Litigants: | Ford Motor Co. v. NLRB |
Arguedate: | December 14 |
Argueyear: | 1938 |
Decidedate: | January 3 |
Decideyear: | 1939 |
Fullname: | Ford Motor Co. v. National Labor Relations Board |
Usvol: | 305 |
Uspage: | 364 |
Parallelcitations: | 59 S. Ct. 301; 83 L. Ed. 221; 1939 U.S. LEXIS 1104 |
Prior: | 99 F.2d 1003 (6th Cir. 1938); cert. granted, . |
Subsequent: | Remanded, 101 F.2d 1010 (6th Cir. 1939). |
Holding: | Right to withdraw petition for enforcement and to withdraw transcripts from record lies within discretion of the court of appeals not the appealing agency, and documents may be retained by court of appeals even after granting permission to withdraw. |
Majority: | Hughes |
Joinmajority: | unanimous |
Notparticipating: | Roberts |
Ford Motor Co. v. NLRB, 305 U.S. 364 (1939), is an 8-to-0 decision by the Supreme Court of the United States which held that an administrative agency of the United States government, seeking enforcement of its orders, cannot withdraw its petition or the transcript of the administrative hearing once these have been submitted to the appropriate court.[1] Whether the agency should be permitted to withdraw its petition is a decision for the court of appeals, the Supreme Court said.
After the passage of the National Labor Relations Act (NLRA) in 1935, the National Labor Relations Board (NLRB) found itself attempting to enforce the law against hundreds of employers, most of whom refused to acknowledge the constitutionality of the NLRA or obey the Board's orders. The Board's practice was to have its Economic Division study the issues and report to the Board; order its attorneys in its Review Division to analyze the case and report to the Board; review the transcripts of the field office trial de novo; receive an oral report about the case from the trial examiner; and have the Chief Counsel's staff prepare a draft decision for Board consideration.[2] But in Morgan v. United States, 298 U.S. 468 (1936) and Morgan v. United States, 304 U.S. 1 (1938), the Supreme Court held that parties in quasi-judicial hearings before the government had the right to be presented with the issues the government was considering, present the agency with a statement, review the proposed findings, review any tentative reports, and submit exceptions and argument to the agency before a final determination is made.[3]
The NLRB had ruled against the Ford Motor Company in a case involving strikebreakers. The agency had asked the United States Court of Appeals for the Sixth Circuit to enforce its order, and had already submitted its trial transcripts and decision to the court. But now the NLRB worried that it might be found in violation of the Morgan rulings, which had come down after its submission to the court of appeals.

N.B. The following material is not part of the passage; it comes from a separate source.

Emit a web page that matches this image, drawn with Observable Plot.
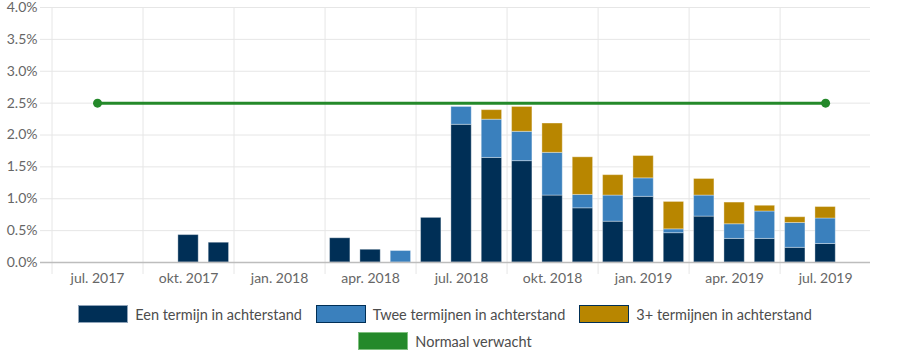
<!DOCTYPE html>
<html>
<head>
<meta charset="utf-8">
<script src="https://cdn.jsdelivr.net/npm/d3@7"></script>
<script src="https://cdn.jsdelivr.net/npm/@observablehq/plot@0.6"></script>
<style>
  html, body { margin: 0; padding: 0; background: #fff; }
  body { width: 900px; height: 360px; overflow: hidden; font-family: Lato, "Open Sans", sans-serif; }
  #legend { width: 890px; padding-right: 10px; font-family: Lato, sans-serif; font-size: 14.5px; color: #4d4d4d; }
  .row { display: flex; justify-content: center; align-items: center; height: 18px; margin-top: 10px; }
  .row + .row { margin-top: 9px; }
  .item { display: flex; align-items: center; margin: 0 7px; }
  .sw { width: 48px; height: 16px; margin-right: 7px; box-sizing: content-box; }
</style>
</head>
<body>
<div id="chart"></div>
<div id="legend"></div>
<script>
// ---- data ----
const months = ["jul. 2017","aug. 2017","sep. 2017","okt. 2017","nov. 2017","dec. 2017",
  "jan. 2018","feb. 2018","mrt. 2018","apr. 2018","mei 2018","jun. 2018",
  "jul. 2018","aug. 2018","sep. 2018","okt. 2018","nov. 2018","dec. 2018",
  "jan. 2019","feb. 2019","mrt. 2019","apr. 2019","mei 2019","jun. 2019","jul. 2019"];
const series = ["Een termijn in achterstand", "Twee termijnen in achterstand", "3+ termijnen in achterstand"];
const een  = [0,0,0,0.43,0.31,0,0,0,0.38,0.20,0,0.70,2.16,1.64,1.59,1.05,0.85,0.64,1.03,0.46,0.72,0.37,0.37,0.23,0.29];
const twee = [0,0,0,0,0,0,0,0,0,0,0.18,0,0.28,0.60,0.46,0.67,0.21,0.41,0.29,0.06,0.33,0.23,0.43,0.39,0.40];
const drie = [0,0,0,0,0,0,0,0,0,0,0,0,0,0.15,0.39,0.46,0.59,0.32,0.35,0.43,0.26,0.34,0.09,0.09,0.18];
const normaalLabel = "Normaal verwacht";
const normaal = [2.5, 2.5];
const normaalMonths = ["jul. 2017", "jul. 2019"];
const tickLabels = ["jul. 2017","okt. 2017","jan. 2018","apr. 2018","jul. 2018","okt. 2018","jan. 2019","apr. 2019","jul. 2019"];
const yTicks = [0, 0.5, 1, 1.5, 2, 2.5, 3, 3.5, 4];
const colors = ["#002f56", "#3a80bd", "#b88600"];
const green = "#24892a";

// ---- build table ----
const values = [een, twee, drie];
const rows = [];
months.forEach((m, i) => {
  series.forEach((s, k) => {
    if (values[k][i] > 0) rows.push({i, month: m, series: s, value: values[k][i]});
  });
});
const normRows = normaalMonths.map((m, k) => ({i: months.indexOf(m), value: normaal[k]}));
const labelTicks = tickLabels.map(l => months.indexOf(l));
const boundaries = labelTicks.map(i => i - 1.5);

const plot = Plot.plot({
  width: 900,
  height: 295,
  marginTop: 7,
  marginLeft: 40,
  marginRight: 30,
  marginBottom: 33,
  style: {fontFamily: "Lato, sans-serif", fontSize: "14px", background: "#fff"},
  x: {type: "linear", domain: [-1.88, 25.48]},
  y: {domain: [0, 4]},
  color: {domain: series, range: colors},
  marks: [
    Plot.gridY({ticks: yTicks, stroke: "#e6e6e6", strokeOpacity: 1}),
    Plot.gridX({ticks: boundaries, stroke: "#e6e6e6", strokeOpacity: 1}),
    Plot.axisX({ticks: boundaries, tickSize: 12, stroke: "#e6e6e6", tickFormat: () => "", label: null}),
    Plot.axisX({ticks: labelTicks, tickSize: 0, tickPadding: 11, tickFormat: i => months[i], fill: "#666", fontSize: 14, label: null}),
    Plot.axisY({ticks: yTicks, tickSize: 0, tickPadding: 3, tickFormat: d => d.toFixed(1) + "%", fill: "#666", fontSize: 14, label: null}),
    Plot.rectY(rows, {
      x1: d => d.i - 0.5, x2: d => d.i + 0.5, y: "value", fill: "series",
      insetLeft: 5, insetRight: 5, stroke: "#fff", strokeOpacity: 0.35, strokeWidth: 1
    }),
    Plot.ruleY([0], {stroke: "#bdbdbd", strokeWidth: 1.5}),
    Plot.line(normRows, {x: "i", y: "value", stroke: green, strokeWidth: 3}),
    Plot.dot(normRows, {x: "i", y: "value", fill: green, r: 4.5})
  ]
});
document.getElementById("chart").append(plot);

// ---- legend ----
const legendItems = [
  [{label: series[0], fill: colors[0], border: "#8fa3b8"},
   {label: series[1], fill: colors[1], border: "#002f56"},
   {label: series[2], fill: colors[2], border: "#002f56"}],
  [{label: normaalLabel, fill: green, border: "#7fc07f"}]
];
const legend = d3.select("#legend");
legendItems.forEach(r => {
  const row = legend.append("div").attr("class", "row");
  r.forEach(it => {
    const item = row.append("div").attr("class", "item");
    item.append("div").attr("class", "sw")
      .style("background", it.fill)
      .style("border", `1px solid ${it.border}`);
    item.append("span").text(it.label);
  });
});
</script>
</body>
</html>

The NLRB attempted to withdraw its transcripts, but the appellate court refused to turn them over.
The Supreme Court held, first, that any decision to allow the agency to withdraw its petition was solely up to the discretion of the court.[4] Second, the Court held that even if the court allowed the petition to be withdrawn, the court still was within its rights to retain the transcripts.[5] Third, the Supreme Court held that the court of appeals had properly permitted the NLRB to withdraw its petition for enforcement so that proceedings could be properly conducted under the Morgan rules, but that the court of appeals still retained the authority to rule on any new petition (for enforcement or dismissal).[6] Fourth, the court of appeals correctly held that it did not have to rule on all the aspects of the case, since the petition for enforcement was being withdrawn for further proceedings.[7]